Defendant appealed his sentence pursuant to Rule 2:9-11. On November 20, 2008, we entered an order determining that "this matter is not ready for disposition on oral argument without briefs," and therefore ordered that "this matter [be] postponed until a later date for disposition after full briefing on a regular calendar." This appeal ensued.

On appeal, defendant contends:


A. Defendant Asserted A Valid Claim Of Innocence

B. The Nature And Strength of Defendant's Reasons For Withdrawal Are Compelling

C. The Existence Of A Plea Bargain Does Not Mean Defendant's Motion Should Not Have Been Granted

D. Withdrawal Would Not Result In Unfair Prejudice To The State, But Would Restore The Parties To Status Quo Ante

E. The Issuance Of The Subsequent Indictment On The Greater Offense Affects The Knowing Element Of The Plea To The First Indictment On The Lesser Offense.

Having considered these contentions in light of the record and controlling legal principles, we conclude that defendant is entitled to the benefit of a hearing pursuant to the Supreme Court's recent decision in State v. Slater, 198 N.J. 145 (2009), which was decided during the pendency of defendant's appeal.

In Slater, the Court established guidelines governing a trial court's consideration of a defendant's pre-sentence motion to withdraw a guilty plea. Those guidelines include: "(1) whether the defendant has asserted a colorable claim of innocence; (2) the nature and strength of defendant's reasons for withdrawal; (3) the existence of a plea bargain; and (4) whether withdrawal would result in unfair prejudice to the State or unfair advantage to the accused." Id. at 150. The Court added:

Consideration of a plea withdrawal request can and should begin with proof that before accepting the plea, the trial court followed the dictates of Rule 3:9-2.*fn1 But the analysis cannot end there. To evaluate a plea withdrawal motion thoroughly and properly, other pertinent issues must be considered in the context of the specific facts of a case. Such a flexible approach will help to ensure that justice is done in each case.

To begin with, a defendant's application to retract a plea must be considered in light of the competing interests of the State and the defendant. Our case law has long recognized the "important interest of finality to pleas." The State's strong interest in that regard "is in having criminal wrongdoers account and in the finality of that accounting." The victims of an offense also have an obvious interest in the finality of criminal proceedings. At the same time, defendants are entitled to "fairness and protection of basic rights."

To address those concerns, the court rules set forth two standards that are dependent on the time a plea withdrawal motion is made. Motions filed at or before the time of sentencing will be granted in the "interests of justice," R. 3:9-3(e); post-sentencing motions must meet a higher standard of "manifest injustice" to succeed, R. 3:21-1. . . . . . . .

Under either standard, a plea may only be set aside in the exercise of the court's discretion. Before sentencing, courts are to exercise their discretion liberally to allow plea withdrawals. In a close case, the "scales should usually tip in favor of defendant." [Id. at 155-56 (citations omitted).]

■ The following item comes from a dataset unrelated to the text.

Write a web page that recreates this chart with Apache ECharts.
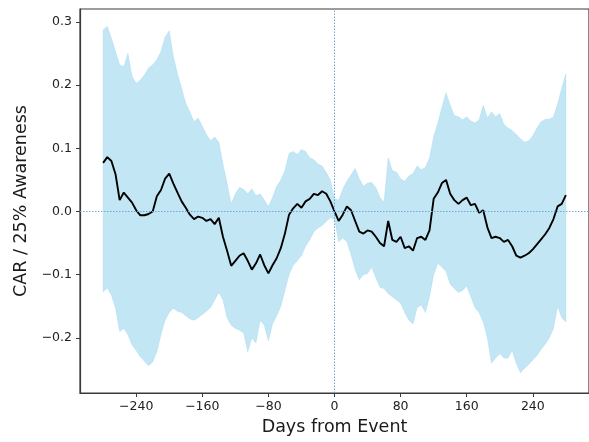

Notwithstanding that "defendants have a heavier burden in seeking to withdraw pleas entered as part of a plea bargain[,]" id. at 160, the Court "recognize[d] that the vast majority of criminal cases are resolved through plea bargains and d[id] not suggest that this factor be given great weight in the balancing process." Id. at 161. In sum, the Court held: "Trial courts should consider and balance all of the factors discussed above in assessing a motion for withdrawal of a plea. No factor is mandatory; if one is missing, that does not automatically disqualify or dictate relief." Ibid.

In denying defendant's motion to withdraw his plea, the trial judge essentially limited his findings to the provisions of Rule 3:9-2, in concluding that defendant entered into his guilty plea knowingly and voluntarily and gave an adequate factual basis for that plea. As the Court noted in Slater, however, "the analysis cannot end there." Id. at 155.

The trial judge noted that the "[S]tate was unaware of the more serious charges until after the guilty plea was entered . . . ." The judge did not address, however, whether or not the intervening event of the second indictment charging the more serious offense of first-degree aggravated sexual assault, had any bearing upon defendant's plea with respect to the knowledge which informed his decision to enter into that plea. Nor did the judge address defendant's "colorable claim of innocence," id. at 150, that counsel represented was set forth in the letter defendant ultimately decided not to submit to the court.

We are satisfied that, under the circumstances, defendant is entitled to consideration of his pre-sentence motion to withdraw his guilty plea pursuant to the standards articulated in State v. Slater. Therefore, we reverse the trial court's order of January 26, 2007, and remand for further proceedings in conformity with this opinion. We do not retain jurisdiction.